What you have to do - Take the lines from the head of the listing through the one bearing "const minus = s" and copy them exactly, leaving every picture out.

Source material -

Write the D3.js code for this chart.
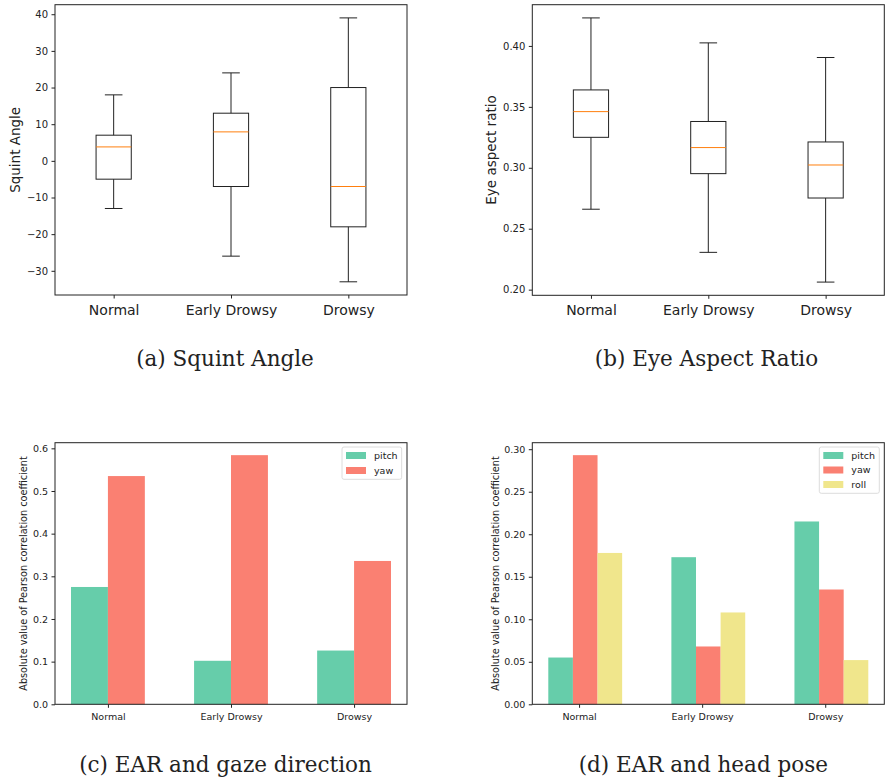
<!DOCTYPE html>
<html>
<head>
<meta charset="utf-8">
<script src="https://cdn.jsdelivr.net/npm/d3@7"></script>
<style>
  html, body { margin: 0; padding: 0; background: #fff; }
  svg { display: block; }
  text { font-family: "DejaVu Sans", sans-serif; fill: #222; }
  .caption { font-family: "DejaVu Serif", serif; }
</style>
</head>
<body>
<svg id="chart" width="887" height="781"></svg>
<script>
// ---------- data ----------
const categories = ["Normal", "Early Drowsy", "Drowsy"];

// (a) Squint angle box plot statistics
const squintLow    = [-13, -26, -33];
const squintQ1     = [-5, -7, -18];
const squintMedian = [3.8, 7.9, -7];
const squintQ3     = [7, 13, 20];
const squintHigh   = [18, 24, 39];
const squintTicks  = [-30, -20, -10, 0, 10, 20, 30, 40];

// (b) Eye aspect ratio box plot statistics
const earLow    = [0.266, 0.2306, 0.2062];
const earQ1     = [0.325, 0.2952, 0.2752];
const earMedian = [0.3461, 0.3166, 0.3023];
const earQ3     = [0.3639, 0.338, 0.3212];
const earHigh   = [0.423, 0.4025, 0.3905];
const earTicks  = [0.20, 0.25, 0.30, 0.35, 0.40];

// (c) EAR and gaze direction
const gazeSeries = ["pitch", "yaw"];
const gazePitch = [0.275, 0.102, 0.126];
const gazeYaw   = [0.535, 0.584, 0.336];
const gazeTicks = [0.0, 0.1, 0.2, 0.3, 0.4, 0.5, 0.6];

// (d) EAR and head pose
const poseSeries = ["pitch", "yaw", "roll"];
const posePitch = [0.055, 0.173, 0.215];
const poseYaw   = [0.293, 0.068, 0.135];
const poseRoll  = [0.178, 0.108, 0.052];
const poseTicks = [0.00, 0.05, 0.10, 0.15, 0.20, 0.25, 0.30];

const captions = ["(a) Squint Angle", "(b) Eye Aspect Ratio", "(c) EAR and gaze direction", "(d) EAR and head pose"];

const seriesColors = { pitch: "#66cdaa", yaw: "#fa8072", roll: "#f0e68c" };

// ---------- drawing ----------
const svg = d3.select("#chart");
svg.append("rect").attr("width", 887).attr("height", 781).attr("fill", "#fff");

const minus = s => s.replace("-", "\u2212");

function styleAxis(g) {
  g.select(".domain").remove();
  g.selectAll(".tick line").attr("stroke", "#222").attr("stroke-width", 1);
  g.selectAll(".tick text").attr("fill", "#222").attr("font-family", "DejaVu Sans");
}

function frame(x0, x1, y0, y1) {
  svg.append("rect")
    .attr("x", x0).attr("y", y0).attr("width", x1 - x0).attr("height", y1 - y0)
    .attr("fill", "none").attr("stroke", "#222").attr("stroke-width", 1);
}

function boxPanel(opt) {
  const { left, right, top, bottom, low, q1, med, q3, high, ticks, fmt, ylabel, ylabelX, tickFont } = opt;
  const mn = d3.min(low), mx = d3.max(high), r = mx - mn;
  const x = d3.scaleLinear().domain([0.5, 3.5]).range([left, right]);
  const y = d3.scaleLinear().domain([mn - 0.05 * r, mx + 0.05 * r]).range([bottom, top]);

  const gy = svg.append("g").attr("transform", `translate(${left},0)`)
    .call(d3.axisLeft(y).tickValues(ticks).tickFormat(fmt).tickSize(3.5).tickPadding(3.5));
  styleAxis(gy);
  gy.selectAll(".tick text").attr("font-size", tickFont);

  const gx = svg.append("g").attr("transform", `translate(0,${bottom})`)
    .call(d3.axisBottom(x).tickValues([1, 2, 3]).tickFormat(i => categories[i - 1]).tickSize(3.5));
  styleAxis(gx);
  gx.selectAll(".tick text").attr("font-size", 14).attr("y", 20).attr("dy", 0);

  const boxW = 0.3, capW = 0.15;
  const g = svg.append("g");
  categories.forEach((c, i) => {
    const p = i + 1;
    // whiskers
    g.append("line").attr("x1", x(p)).attr("x2", x(p)).attr("y1", y(high[i])).attr("y2", y(q3[i])).attr("stroke", "#222");
    g.append("line").attr("x1", x(p)).attr("x2", x(p)).attr("y1", y(q1[i])).attr("y2", y(low[i])).attr("stroke", "#222");
    // caps
    g.append("line").attr("x1", x(p - capW / 2)).attr("x2", x(p + capW / 2)).attr("y1", y(high[i])).attr("y2", y(high[i])).attr("stroke", "#222");
    g.append("line").attr("x1", x(p - capW / 2)).attr("x2", x(p + capW / 2)).attr("y1", y(low[i])).attr("y2", y(low[i])).attr("stroke", "#222");
    // box
    g.append("rect").attr("x", x(p - boxW / 2)).attr("width", x(p + boxW / 2) - x(p - boxW / 2))
      .attr("y", y(q3[i])).attr("height", y(q1[i]) - y(q3[i]))
      .attr("fill", "none").attr("stroke", "#222");
    // median
    g.append("line").attr("x1", x(p - boxW / 2)).attr("x2", x(p + boxW / 2)).attr("y1", y(med[i])).attr("y2", y(med[i]))
      .attr("stroke", "#ff7f0e");
  });

  frame(left, right, top, bottom);

  svg.append("text").attr("transform", `translate(${ylabelX},${(top + bottom) / 2}) rotate(-90)`)
    .attr("text-anchor", "middle").attr("font-size", 13.5).text(ylabel);
}

function barPanel(opt) {
  const { left, right, top, bottom, seriesNames, values, offsets, width, ticks, fmt, ylabelX, legend } = opt;
  const lo = d3.min(offsets) - width / 2;
  const hi = (categories.length - 1) + d3.max(offsets) + width / 2;
  const span = hi - lo;
  const x = d3.scaleLinear().domain([lo - 0.05 * span, hi + 0.05 * span]).range([left, right]);
  const mx = d3.max(values.flat());
  const y = d3.scaleLinear().domain([0, mx * 1.05]).range([bottom, top]);

  const g = svg.append("g");
  seriesNames.forEach((s, si) => {
    g.selectAll(null).data(values[si]).enter().append("rect")
      .attr("x", (d, i) => x(i + offsets[si] - width / 2))
      .attr("width", (d, i) => x(i + offsets[si] + width / 2) - x(i + offsets[si] - width / 2))
      .attr("y", d => y(d))
      .attr("height", d => y(0) - y(d))
      .attr("fill", seriesColors[s]);
  });

  const gy = svg.append("g").attr("transform", `translate(${left},0)`)
    .call(d3.axisLeft(y).tickValues(ticks).tickFormat(fmt).tickSize(3.5).tickPadding(3.5));
  styleAxis(gy);
  gy.selectAll(".tick text").attr("font-size", 9.5);

  const gx = svg.append("g").attr("transform", `translate(0,${bottom})`)
    .call(d3.axisBottom(x).tickValues([0, 1, 2]).tickFormat(i => categories[i]).tickSize(3.5));
  styleAxis(gx);
  gx.selectAll(".tick text").attr("font-size", 9.5).attr("y", 15.7).attr("dy", 0);

  frame(left, right, top, bottom);

  svg.append("text").attr("transform", `translate(${ylabelX},${(top + bottom) / 2}) rotate(-90)`)
    .attr("text-anchor", "middle").attr("font-size", 9.7)
    .text("Absolute value of Pearson correlation coefficient");

  // legend
  const lg = svg.append("g");
  lg.append("rect").attr("x", legend.x0).attr("y", legend.y0)
    .attr("width", legend.x1 - legend.x0).attr("height", legend.y1 - legend.y0)
    .attr("rx", 2).attr("fill", "#fff").attr("fill-opacity", 0.8)
    .attr("stroke", "#dcdcdc").attr("stroke-width", 1);
  seriesNames.forEach((s, si) => {
    const cy = legend.cy0 + si * legend.dy;
    lg.append("rect").attr("x", legend.x0 + 4).attr("y", cy - 3.5).attr("width", 20).attr("height", 7)
      .attr("fill", seriesColors[s]);
    lg.append("text").attr("x", legend.x0 + 32).attr("y", cy).attr("dy", "0.35em")
      .attr("font-size", 9.5).text(s);
  });
}

boxPanel({
  left: 55, right: 407, top: 4.7, bottom: 295,
  low: squintLow, q1: squintQ1, med: squintMedian, q3: squintQ3, high: squintHigh,
  ticks: squintTicks, fmt: d => minus(String(d)), ylabel: "Squint Angle", ylabelX: 19.5, tickFont: 10
});

boxPanel({
  left: 532.3, right: 884.3, top: 4.7, bottom: 295.3,
  low: earLow, q1: earQ1, med: earMedian, q3: earQ3, high: earHigh,
  ticks: earTicks, fmt: d3.format(".2f"), ylabel: "Eye aspect ratio", ylabelX: 495.5, tickFont: 10
});

barPanel({
  left: 55, right: 407, top: 442.7, bottom: 704.3,
  seriesNames: gazeSeries, values: [gazePitch, gazeYaw], offsets: [-0.15, 0.15], width: 0.3,
  ticks: gazeTicks, fmt: d3.format(".1f"), ylabelX: 27,
  legend: { x0: 342, x1: 401.7, y0: 447, y1: 479.3, cy0: 455.5, dy: 15 }
});

barPanel({
  left: 532.3, right: 884.3, top: 442.7, bottom: 704.3,
  seriesNames: poseSeries, values: [posePitch, poseYaw, poseRoll], offsets: [-0.15, 0.05, 0.25], width: 0.2,
  ticks: poseTicks, fmt: d3.format(".2f"), ylabelX: 499,
  legend: { x0: 819.3, x1: 879.3, y0: 447, y1: 493.3, cy0: 455.5, dy: 14.5 }
});

// captions
const capPos = [[225, 366], [706.5, 366], [225.5, 772], [703.3, 772]];
captions.forEach((c, i) => {
  svg.append("text").attr("class", "caption")
    .attr("x", capPos[i][0]).attr("y", capPos[i][1])
    .attr("text-anchor", "middle").attr("font-size", 21.5)
    .attr("font-family", "DejaVu Serif").text(c);
});
</script>
</body>
</html>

Answer in full -
Write the D3.js code for this chart.
<!DOCTYPE html>
<html>
<head>
<meta charset="utf-8">
<script src="https://cdn.jsdelivr.net/npm/d3@7"></script>
<style>
  html, body { margin: 0; padding: 0; background: #fff; }
  svg { display: block; }
  text { font-family: "DejaVu Sans", sans-serif; fill: #222; }
  .caption { font-family: "DejaVu Serif", serif; }
</style>
</head>
<body>
<svg id="chart" width="887" height="781"></svg>
<script>
// ---------- data ----------
const categories = ["Normal", "Early Drowsy", "Drowsy"];

// (a) Squint angle box plot statistics
const squintLow    = [-13, -26, -33];
const squintQ1     = [-5, -7, -18];
const squintMedian = [3.8, 7.9, -7];
const squintQ3     = [7, 13, 20];
const squintHigh   = [18, 24, 39];
const squintTicks  = [-30, -20, -10, 0, 10, 20, 30, 40];

// (b) Eye aspect ratio box plot statistics
const earLow    = [0.266, 0.2306, 0.2062];
const earQ1     = [0.325, 0.2952, 0.2752];
const earMedian = [0.3461, 0.3166, 0.3023];
const earQ3     = [0.3639, 0.338, 0.3212];
const earHigh   = [0.423, 0.4025, 0.3905];
const earTicks  = [0.20, 0.25, 0.30, 0.35, 0.40];

// (c) EAR and gaze direction
const gazeSeries = ["pitch", "yaw"];
const gazePitch = [0.275, 0.102, 0.126];
const gazeYaw   = [0.535, 0.584, 0.336];
const gazeTicks = [0.0, 0.1, 0.2, 0.3, 0.4, 0.5, 0.6];

// (d) EAR and head pose
const poseSeries = ["pitch", "yaw", "roll"];
const posePitch = [0.055, 0.173, 0.215];
const poseYaw   = [0.293, 0.068, 0.135];
const poseRoll  = [0.178, 0.108, 0.052];
const poseTicks = [0.00, 0.05, 0.10, 0.15, 0.20, 0.25, 0.30];

const captions = ["(a) Squint Angle", "(b) Eye Aspect Ratio", "(c) EAR and gaze direction", "(d) EAR and head pose"];

const seriesColors = { pitch: "#66cdaa", yaw: "#fa8072", roll: "#f0e68c" };

// ---------- drawing ----------
const svg = d3.select("#chart");
svg.append("rect").attr("width", 887).attr("height", 781).attr("fill", "#fff");

const minus = s => s.replace("-", "\u2212");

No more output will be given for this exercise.